### [WHAT TO PRODUCE]
List each line of the data that holds the string "with".

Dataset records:
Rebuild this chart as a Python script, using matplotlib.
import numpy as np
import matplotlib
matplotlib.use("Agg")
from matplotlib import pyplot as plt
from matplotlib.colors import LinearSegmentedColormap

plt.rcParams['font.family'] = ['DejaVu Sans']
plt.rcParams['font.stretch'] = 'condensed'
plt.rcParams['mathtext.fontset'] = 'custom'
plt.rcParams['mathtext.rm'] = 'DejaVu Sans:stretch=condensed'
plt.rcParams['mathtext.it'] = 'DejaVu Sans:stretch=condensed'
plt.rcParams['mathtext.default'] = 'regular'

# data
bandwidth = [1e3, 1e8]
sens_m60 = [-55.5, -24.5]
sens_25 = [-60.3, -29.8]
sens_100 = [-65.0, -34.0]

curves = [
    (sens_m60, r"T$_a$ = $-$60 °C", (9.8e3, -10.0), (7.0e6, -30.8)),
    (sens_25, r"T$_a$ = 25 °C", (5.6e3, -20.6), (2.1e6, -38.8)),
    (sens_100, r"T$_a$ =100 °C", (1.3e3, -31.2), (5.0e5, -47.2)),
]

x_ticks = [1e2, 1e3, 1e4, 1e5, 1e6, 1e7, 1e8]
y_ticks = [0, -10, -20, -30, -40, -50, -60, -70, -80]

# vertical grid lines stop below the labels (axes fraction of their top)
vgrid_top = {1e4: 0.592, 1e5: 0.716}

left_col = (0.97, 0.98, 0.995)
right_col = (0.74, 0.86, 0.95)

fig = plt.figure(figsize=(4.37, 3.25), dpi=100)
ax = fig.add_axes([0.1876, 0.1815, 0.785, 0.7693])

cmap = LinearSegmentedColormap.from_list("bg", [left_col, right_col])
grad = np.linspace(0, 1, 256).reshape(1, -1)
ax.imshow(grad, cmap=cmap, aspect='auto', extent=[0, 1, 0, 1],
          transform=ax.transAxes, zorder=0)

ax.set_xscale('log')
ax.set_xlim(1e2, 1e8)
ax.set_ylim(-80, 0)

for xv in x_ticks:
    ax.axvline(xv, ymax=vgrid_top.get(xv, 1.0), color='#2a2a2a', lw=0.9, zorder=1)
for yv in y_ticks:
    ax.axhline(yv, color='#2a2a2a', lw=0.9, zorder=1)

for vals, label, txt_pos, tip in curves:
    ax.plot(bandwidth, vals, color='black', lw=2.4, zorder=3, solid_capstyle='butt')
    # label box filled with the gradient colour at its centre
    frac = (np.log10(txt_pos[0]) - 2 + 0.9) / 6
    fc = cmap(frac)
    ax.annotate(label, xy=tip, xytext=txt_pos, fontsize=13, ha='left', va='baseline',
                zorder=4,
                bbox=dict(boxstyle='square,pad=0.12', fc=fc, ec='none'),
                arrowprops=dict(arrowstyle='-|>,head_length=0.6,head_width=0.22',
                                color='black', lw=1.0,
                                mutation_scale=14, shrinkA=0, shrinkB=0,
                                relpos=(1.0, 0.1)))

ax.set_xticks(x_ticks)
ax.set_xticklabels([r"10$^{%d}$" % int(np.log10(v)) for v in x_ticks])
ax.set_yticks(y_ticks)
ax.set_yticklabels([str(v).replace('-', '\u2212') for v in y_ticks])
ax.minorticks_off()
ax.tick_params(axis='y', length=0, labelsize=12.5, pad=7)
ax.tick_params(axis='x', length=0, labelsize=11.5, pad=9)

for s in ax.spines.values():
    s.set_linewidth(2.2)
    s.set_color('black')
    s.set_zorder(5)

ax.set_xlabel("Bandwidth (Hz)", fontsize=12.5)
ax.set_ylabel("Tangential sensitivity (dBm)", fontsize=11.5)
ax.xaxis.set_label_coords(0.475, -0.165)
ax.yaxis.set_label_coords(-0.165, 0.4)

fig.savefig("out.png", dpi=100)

--

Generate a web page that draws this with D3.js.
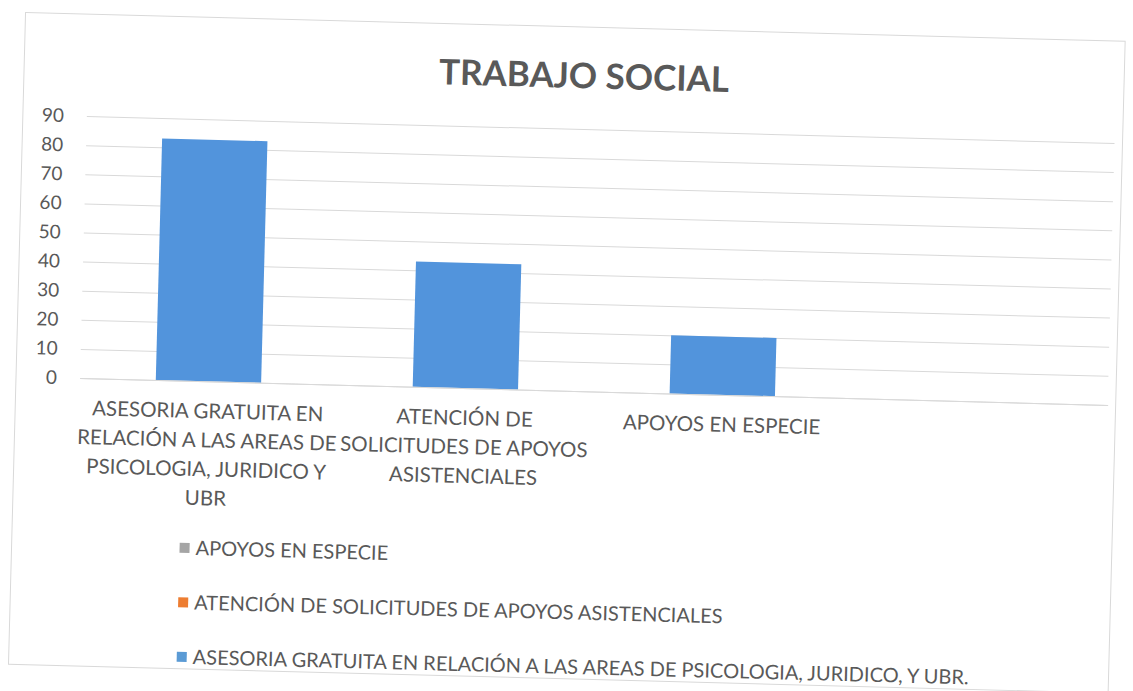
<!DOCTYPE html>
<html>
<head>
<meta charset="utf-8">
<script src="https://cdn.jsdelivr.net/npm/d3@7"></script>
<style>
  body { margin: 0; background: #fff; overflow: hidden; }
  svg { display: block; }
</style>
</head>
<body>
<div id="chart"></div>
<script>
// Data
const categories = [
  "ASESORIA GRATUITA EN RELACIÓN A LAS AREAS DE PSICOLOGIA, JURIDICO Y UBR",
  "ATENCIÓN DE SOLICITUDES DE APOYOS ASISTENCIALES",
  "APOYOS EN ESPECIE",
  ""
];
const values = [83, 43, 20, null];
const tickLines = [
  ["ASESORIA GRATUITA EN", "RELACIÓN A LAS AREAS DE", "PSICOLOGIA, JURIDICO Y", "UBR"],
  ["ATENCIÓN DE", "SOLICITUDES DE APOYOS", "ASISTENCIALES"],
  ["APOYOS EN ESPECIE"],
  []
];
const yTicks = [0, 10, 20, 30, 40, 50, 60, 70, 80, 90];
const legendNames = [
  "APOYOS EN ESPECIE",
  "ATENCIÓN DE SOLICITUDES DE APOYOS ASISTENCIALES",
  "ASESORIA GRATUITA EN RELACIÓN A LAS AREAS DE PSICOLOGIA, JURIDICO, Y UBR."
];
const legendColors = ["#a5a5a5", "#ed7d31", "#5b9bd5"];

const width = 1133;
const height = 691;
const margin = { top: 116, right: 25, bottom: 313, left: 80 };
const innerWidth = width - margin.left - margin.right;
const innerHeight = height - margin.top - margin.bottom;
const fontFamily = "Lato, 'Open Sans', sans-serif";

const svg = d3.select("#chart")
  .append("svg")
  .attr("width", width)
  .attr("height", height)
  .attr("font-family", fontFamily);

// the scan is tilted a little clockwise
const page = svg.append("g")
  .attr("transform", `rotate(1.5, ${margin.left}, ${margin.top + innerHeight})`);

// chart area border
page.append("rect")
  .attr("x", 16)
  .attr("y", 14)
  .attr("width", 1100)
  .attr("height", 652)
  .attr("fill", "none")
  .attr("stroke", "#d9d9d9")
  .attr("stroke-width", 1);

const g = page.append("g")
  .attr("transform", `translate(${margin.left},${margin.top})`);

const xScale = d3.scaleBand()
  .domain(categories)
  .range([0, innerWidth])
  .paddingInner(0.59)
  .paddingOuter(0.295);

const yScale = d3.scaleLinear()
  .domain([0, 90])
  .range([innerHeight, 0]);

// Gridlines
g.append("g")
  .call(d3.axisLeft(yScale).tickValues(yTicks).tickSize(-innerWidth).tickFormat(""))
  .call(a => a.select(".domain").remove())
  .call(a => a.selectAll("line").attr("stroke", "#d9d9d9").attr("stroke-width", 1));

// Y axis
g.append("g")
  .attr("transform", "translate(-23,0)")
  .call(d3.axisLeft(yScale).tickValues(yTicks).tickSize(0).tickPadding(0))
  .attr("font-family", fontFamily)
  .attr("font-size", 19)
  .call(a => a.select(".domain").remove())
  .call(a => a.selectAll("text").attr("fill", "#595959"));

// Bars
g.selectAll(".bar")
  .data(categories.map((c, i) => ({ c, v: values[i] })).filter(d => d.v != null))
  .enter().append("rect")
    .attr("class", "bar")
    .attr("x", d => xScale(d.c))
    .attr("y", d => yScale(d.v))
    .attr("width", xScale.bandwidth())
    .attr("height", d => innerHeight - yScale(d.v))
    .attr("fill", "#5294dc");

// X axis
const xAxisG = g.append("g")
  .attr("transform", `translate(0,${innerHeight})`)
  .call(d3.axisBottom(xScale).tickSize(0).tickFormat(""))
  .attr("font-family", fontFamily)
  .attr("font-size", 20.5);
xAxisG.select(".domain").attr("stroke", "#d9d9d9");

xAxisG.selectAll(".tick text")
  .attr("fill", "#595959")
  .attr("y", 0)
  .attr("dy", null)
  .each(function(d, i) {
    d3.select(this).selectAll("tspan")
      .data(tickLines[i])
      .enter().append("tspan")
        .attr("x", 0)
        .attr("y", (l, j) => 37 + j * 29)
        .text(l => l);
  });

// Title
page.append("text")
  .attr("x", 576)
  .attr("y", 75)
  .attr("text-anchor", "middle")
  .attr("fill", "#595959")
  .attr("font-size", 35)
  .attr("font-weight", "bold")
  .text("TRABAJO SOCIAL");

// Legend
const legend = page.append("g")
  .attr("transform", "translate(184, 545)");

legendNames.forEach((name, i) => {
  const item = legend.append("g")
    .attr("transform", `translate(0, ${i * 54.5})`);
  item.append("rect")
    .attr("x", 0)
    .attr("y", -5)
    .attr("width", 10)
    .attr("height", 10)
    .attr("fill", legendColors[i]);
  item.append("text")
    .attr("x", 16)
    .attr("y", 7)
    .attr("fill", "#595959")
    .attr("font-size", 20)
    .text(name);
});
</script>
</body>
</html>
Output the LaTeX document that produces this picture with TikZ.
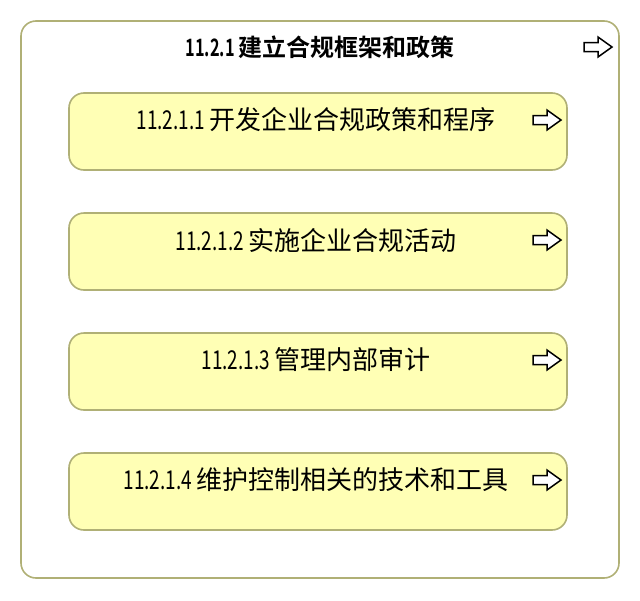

* * *

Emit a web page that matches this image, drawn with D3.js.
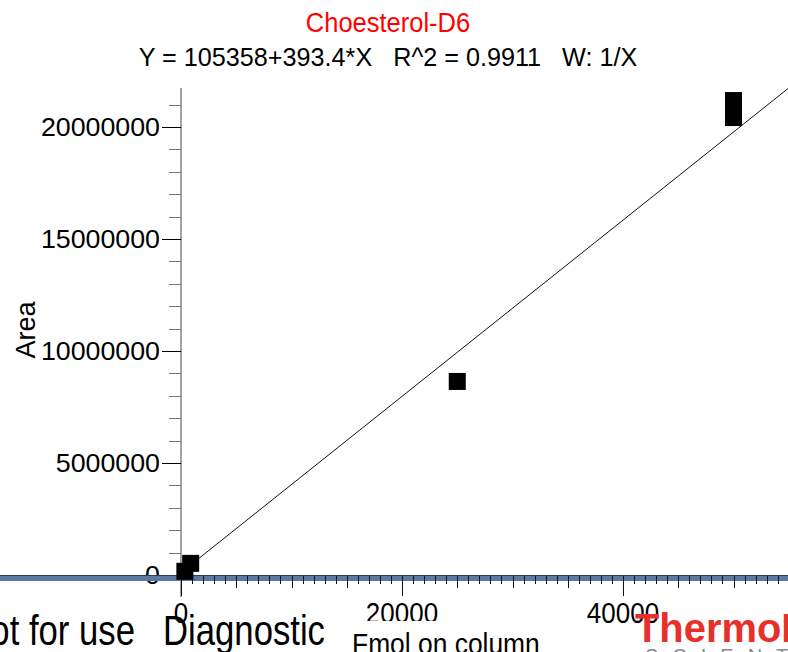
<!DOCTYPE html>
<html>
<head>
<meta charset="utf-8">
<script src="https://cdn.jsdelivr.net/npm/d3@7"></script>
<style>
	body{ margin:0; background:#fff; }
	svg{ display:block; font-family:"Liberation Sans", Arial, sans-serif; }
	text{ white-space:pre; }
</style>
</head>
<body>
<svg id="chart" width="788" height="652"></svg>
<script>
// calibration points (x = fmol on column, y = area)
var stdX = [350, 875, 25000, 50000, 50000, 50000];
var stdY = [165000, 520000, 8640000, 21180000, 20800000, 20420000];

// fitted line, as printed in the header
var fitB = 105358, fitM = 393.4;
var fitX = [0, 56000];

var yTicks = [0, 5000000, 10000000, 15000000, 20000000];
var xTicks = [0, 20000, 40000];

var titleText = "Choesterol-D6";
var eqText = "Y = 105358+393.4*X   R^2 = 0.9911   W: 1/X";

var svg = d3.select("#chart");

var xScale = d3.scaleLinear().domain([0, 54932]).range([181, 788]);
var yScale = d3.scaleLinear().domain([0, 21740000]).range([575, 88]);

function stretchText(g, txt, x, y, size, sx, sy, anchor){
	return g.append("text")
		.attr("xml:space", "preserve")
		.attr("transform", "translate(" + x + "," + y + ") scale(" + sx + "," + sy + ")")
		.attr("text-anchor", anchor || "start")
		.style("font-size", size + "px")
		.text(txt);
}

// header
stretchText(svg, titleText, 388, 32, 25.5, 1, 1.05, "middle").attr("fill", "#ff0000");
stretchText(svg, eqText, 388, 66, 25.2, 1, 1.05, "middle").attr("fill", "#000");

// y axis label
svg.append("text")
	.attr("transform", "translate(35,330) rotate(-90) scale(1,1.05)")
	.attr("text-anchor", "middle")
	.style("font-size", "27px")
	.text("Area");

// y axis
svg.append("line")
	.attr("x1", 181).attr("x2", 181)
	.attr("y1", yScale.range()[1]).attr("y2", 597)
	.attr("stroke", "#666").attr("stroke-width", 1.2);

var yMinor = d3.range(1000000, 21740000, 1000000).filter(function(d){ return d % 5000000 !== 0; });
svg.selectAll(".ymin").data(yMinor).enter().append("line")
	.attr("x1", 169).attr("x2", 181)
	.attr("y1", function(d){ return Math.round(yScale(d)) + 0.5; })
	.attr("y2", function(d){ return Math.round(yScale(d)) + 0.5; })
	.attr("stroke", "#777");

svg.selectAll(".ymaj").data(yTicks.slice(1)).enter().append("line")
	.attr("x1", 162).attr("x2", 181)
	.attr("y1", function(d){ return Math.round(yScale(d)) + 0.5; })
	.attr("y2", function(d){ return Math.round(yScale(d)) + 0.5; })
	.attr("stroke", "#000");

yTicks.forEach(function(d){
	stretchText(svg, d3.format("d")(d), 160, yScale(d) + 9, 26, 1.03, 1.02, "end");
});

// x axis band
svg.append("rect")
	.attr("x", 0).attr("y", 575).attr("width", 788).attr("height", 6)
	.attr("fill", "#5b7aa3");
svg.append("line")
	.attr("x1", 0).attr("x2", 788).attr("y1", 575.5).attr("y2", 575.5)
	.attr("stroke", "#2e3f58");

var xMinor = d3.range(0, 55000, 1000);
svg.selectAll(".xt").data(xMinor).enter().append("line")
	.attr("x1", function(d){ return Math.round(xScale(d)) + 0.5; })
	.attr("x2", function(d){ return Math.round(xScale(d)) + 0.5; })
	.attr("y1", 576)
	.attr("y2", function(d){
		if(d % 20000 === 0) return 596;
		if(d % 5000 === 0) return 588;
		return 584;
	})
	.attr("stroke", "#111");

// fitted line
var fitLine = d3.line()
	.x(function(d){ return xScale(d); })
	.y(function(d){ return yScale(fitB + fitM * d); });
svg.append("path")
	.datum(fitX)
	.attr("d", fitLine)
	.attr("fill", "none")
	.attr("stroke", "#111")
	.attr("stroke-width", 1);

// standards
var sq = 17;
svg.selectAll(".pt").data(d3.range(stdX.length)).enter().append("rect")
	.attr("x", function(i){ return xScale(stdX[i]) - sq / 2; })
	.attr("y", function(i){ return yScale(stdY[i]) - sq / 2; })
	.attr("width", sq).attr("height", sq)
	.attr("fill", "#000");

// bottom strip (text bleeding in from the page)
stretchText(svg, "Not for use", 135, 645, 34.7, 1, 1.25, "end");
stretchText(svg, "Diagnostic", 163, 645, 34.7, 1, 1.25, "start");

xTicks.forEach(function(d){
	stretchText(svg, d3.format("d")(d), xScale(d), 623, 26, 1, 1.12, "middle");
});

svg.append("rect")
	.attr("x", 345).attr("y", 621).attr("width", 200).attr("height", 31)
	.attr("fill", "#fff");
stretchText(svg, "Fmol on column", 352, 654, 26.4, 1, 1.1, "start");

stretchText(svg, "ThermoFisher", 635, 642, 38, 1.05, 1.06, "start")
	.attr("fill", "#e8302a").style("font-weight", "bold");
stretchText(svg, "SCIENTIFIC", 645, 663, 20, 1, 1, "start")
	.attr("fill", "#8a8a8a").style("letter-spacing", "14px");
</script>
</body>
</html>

### [TASK SOLUTION]
    # label box filled with the gradient colour at its centre
Generate a web page that draws this with D3.js.
Output the LaTeX document that produces this picture with TikZ.
Emit a web page that matches this image, drawn with D3.js.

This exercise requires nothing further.